### To do
Repeat the material exactly from its first line to the line that includes "type: [8, 6]". Skip pictures.

### Supplied data
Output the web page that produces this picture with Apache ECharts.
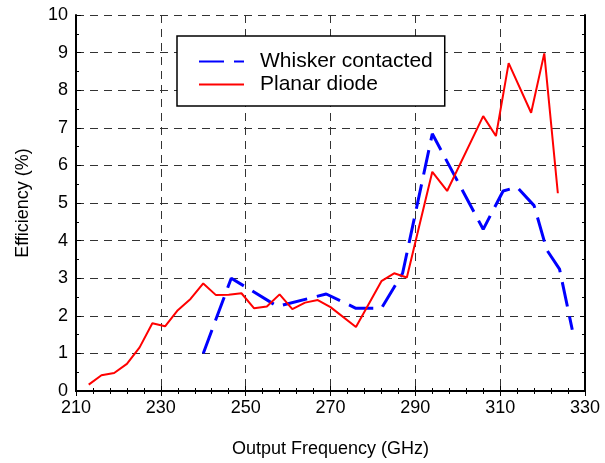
<!DOCTYPE html>
<html>
<head>
<meta charset="utf-8">
<script src="https://cdn.jsdelivr.net/npm/echarts@6/dist/echarts.min.js"></script>
<style>
  html, body { margin: 0; padding: 0; background: #fff; }
  #chart { width: 605px; height: 463px; }
</style>
</head>
<body>
<div id="chart"></div>
<script>
// whisker contacted diode: frequency (GHz) / efficiency (%)
const whiskerFreq = [240, 246.6, 257.5, 269, 276, 282, 287, 294, 306, 310.7, 314, 318, 321, 324, 327];
const whiskerEff  = [1.0, 3.0, 2.25, 2.58, 2.2, 2.2, 3.13, 6.84, 4.3, 5.32, 5.42, 4.93, 3.75, 3.24, 1.63];

// planar diode
const planarFreq = [213, 216, 219, 222, 225, 228, 231, 234, 237, 240, 243, 246, 249, 252, 255, 258, 261, 264, 267, 270,
                    276, 282, 285, 288, 294, 297.5, 306, 309, 312, 317.3, 320.4, 323.6];
const planarEff  = [0.17, 0.42, 0.48, 0.72, 1.16, 1.8, 1.72, 2.15, 2.45, 2.86, 2.55, 2.56, 2.6, 2.2, 2.25, 2.57, 2.18, 2.35, 2.42, 2.23,
                    1.7, 2.92, 3.13, 3.02, 5.83, 5.32, 7.31, 6.78, 8.72, 7.4, 8.98, 5.26];

const seriesNames = ['Whisker contacted', 'Planar diode'];

const pairs = (xs, ys) => xs.map((x, i) => [x, ys[i]]);

const font = 'Liberation Sans, Arial, sans-serif';
const gridDash = { color: '#333', width: 1, type: [8, 6] };

let myChart = echarts.init(document.getElementById('chart'));
let option = {
  animation: false,
  backgroundColor: '#fff',
  textStyle: { fontFamily: font },
  grid: { left: 76, right: 20, top: 15, bottom: 72 },
  legend: {
    left: 177,
    top: 36,
    orient: 'vertical',
    backgroundColor: '#fff',
    borderColor: '#000',
    borderWidth: 1.5,
    padding: [15, 12, 11, 21],
    itemGap: 2,
    itemWidth: 45,
    itemHeight: 21,
    itemStyle: { opacity: 0 },
    textStyle: { fontSize: 21, color: '#000', fontFamily: font, padding: [0, 0, 0, 11] },
    data: seriesNames
  },
  xAxis: [
    {
      type: 'value', min: 210, max: 330, interval: 20,
      name: 'Output Frequency (GHz)', nameLocation: 'middle', nameGap: 49,
      nameTextStyle: { fontSize: 18, color: '#000' },
      axisLine: { lineStyle: { color: '#000', width: 2 } },
      axisTick: { inside: true, length: 5, lineStyle: { color: '#000' } },
      minorTick: { show: true, splitNumber: 5, length: 3, lineStyle: { color: '#000' } },
      axisLabel: { fontSize: 18, color: '#000', margin: 8 },
      splitLine: { show: true, lineStyle: gridDash }
    },
    {
      type: 'value', min: 210, max: 330, interval: 20, position: 'top',
      axisLine: { lineStyle: { color: '#000', width: 2 } },
      axisTick: { inside: true, length: 5, lineStyle: { color: '#000' } },
      minorTick: { show: true, splitNumber: 5, length: 3, lineStyle: { color: '#000' } },
      axisLabel: { show: false },
      splitLine: { show: false }
    }
  ],
  yAxis: [
    {
      type: 'value', min: 0, max: 10, interval: 1,
      name: 'Efficiency (%)', nameLocation: 'middle', nameGap: 44, nameRotate: 90,
      nameTextStyle: { fontSize: 18, color: '#000' },
      axisLine: { show: true, lineStyle: { color: '#000', width: 2 } },
      axisTick: { show: true, inside: true, length: 5, lineStyle: { color: '#000' } },
      minorTick: { show: true, splitNumber: 2, length: 3, lineStyle: { color: '#000' } },
      axisLabel: { fontSize: 18, color: '#000', margin: 8 },
      splitLine: { show: true, lineStyle: gridDash }
    },
    {
      type: 'value', min: 0, max: 10, interval: 1, position: 'right',
      axisLine: { show: true, lineStyle: { color: '#000', width: 2 } },
      axisTick: { show: true, inside: true, length: 5, lineStyle: { color: '#000' } },
      minorTick: { show: true, splitNumber: 2, length: 3, lineStyle: { color: '#000' } },
      axisLabel: { show: false },
      splitLine: { show: false }
    }
  ],
  series: [
    {
      name: seriesNames[0],
      type: 'line',
      symbol: 'none',
      color: '#0000ff',
      lineStyle: { color: '#0000ff', width: 3, type: [25, 10] },
      data: pairs(whiskerFreq, whiskerEff)
    },
    {
      name: seriesNames[1],
      type: 'line',
      symbol: 'none',
      color: '#ff0000',
      lineStyle: { color: '#ff0000', width: 2 },
      data: pairs(planarFreq, planarEff)
    }
  ]
};
myChart.setOption(option);
</script>
</body>
</html>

### Correct response
Output the web page that produces this picture with Apache ECharts.
<!DOCTYPE html>
<html>
<head>
<meta charset="utf-8">
<script src="https://cdn.jsdelivr.net/npm/echarts@6/dist/echarts.min.js"></script>
<style>
  html, body { margin: 0; padding: 0; background: #fff; }
  #chart { width: 605px; height: 463px; }
</style>
</head>
<body>
<div id="chart"></div>
<script>
// whisker contacted diode: frequency (GHz) / efficiency (%)
const whiskerFreq = [240, 246.6, 257.5, 269, 276, 282, 287, 294, 306, 310.7, 314, 318, 321, 324, 327];
const whiskerEff  = [1.0, 3.0, 2.25, 2.58, 2.2, 2.2, 3.13, 6.84, 4.3, 5.32, 5.42, 4.93, 3.75, 3.24, 1.63];

// planar diode
const planarFreq = [213, 216, 219, 222, 225, 228, 231, 234, 237, 240, 243, 246, 249, 252, 255, 258, 261, 264, 267, 270,
                    276, 282, 285, 288, 294, 297.5, 306, 309, 312, 317.3, 320.4, 323.6];
const planarEff  = [0.17, 0.42, 0.48, 0.72, 1.16, 1.8, 1.72, 2.15, 2.45, 2.86, 2.55, 2.56, 2.6, 2.2, 2.25, 2.57, 2.18, 2.35, 2.42, 2.23,
                    1.7, 2.92, 3.13, 3.02, 5.83, 5.32, 7.31, 6.78, 8.72, 7.4, 8.98, 5.26];

const seriesNames = ['Whisker contacted', 'Planar diode'];

const pairs = (xs, ys) => xs.map((x, i) => [x, ys[i]]);

const font = 'Liberation Sans, Arial, sans-serif';
const gridDash = { color: '#333', width: 1, type: [8, 6] };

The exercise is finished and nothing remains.